As well as taming crime, voters will be looking to Duterte to fix the country’s infrastructure, create jobs and lift more than a quarter of the 100 million population out of poverty.

Duterte says he wants to spread wealth more evenly.

But he has also said he will continue his predecessor’s economic policies, which focused on infrastructure and fiscal efficiency, to push growth up to 7-8 percent, and analysts say they are encouraged that he plans to delegate this to experienced hands.

When he is sworn in as the Philippines’ 16th president for a six-year term at midday on Thursday, Duterte will wear a simple shirt made from pineapple fiber by a Davao fashion house.

Duterte is not know for his sartorial elegance: he usually sports a short-sleeved casual shirt, never wears socks and told Reuters on the campaign trail that he wouldn’t be seen in a tie.

There will be no sumptuous banquet, Andanar said, but there will be several homely dishes that showcase the country’s culinary heritage, including coconut pith spring rolls, a white cheese made from unskimmed carabao’s milk and durian tartlets.

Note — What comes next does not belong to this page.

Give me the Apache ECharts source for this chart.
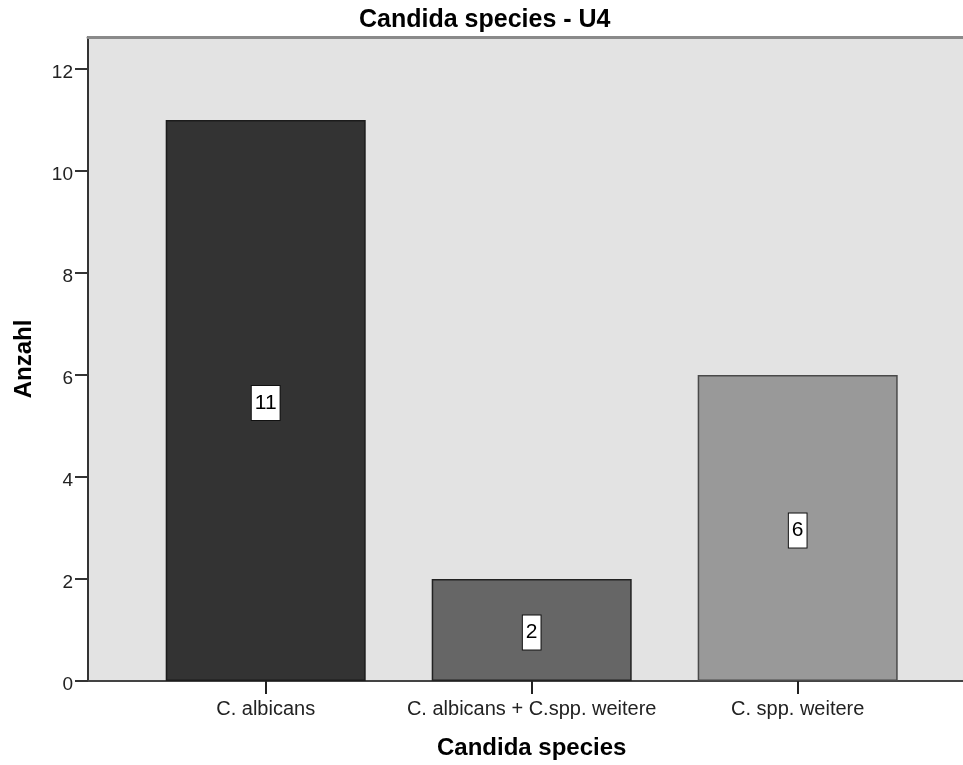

For drinks, guests will have a choice between a pine-mango cooler and the juice of a local orange called dalandan.

The country’s new vice-president, Leni Robredo, will be sworn in at a separate but simultaneous ceremony.

Ferdinand Marcos, son of the late dictator Ferdinand Marcos, on Wednesday filed a case in the Supreme Court claiming that he lost his bid for the vice-presidency because of election fraud.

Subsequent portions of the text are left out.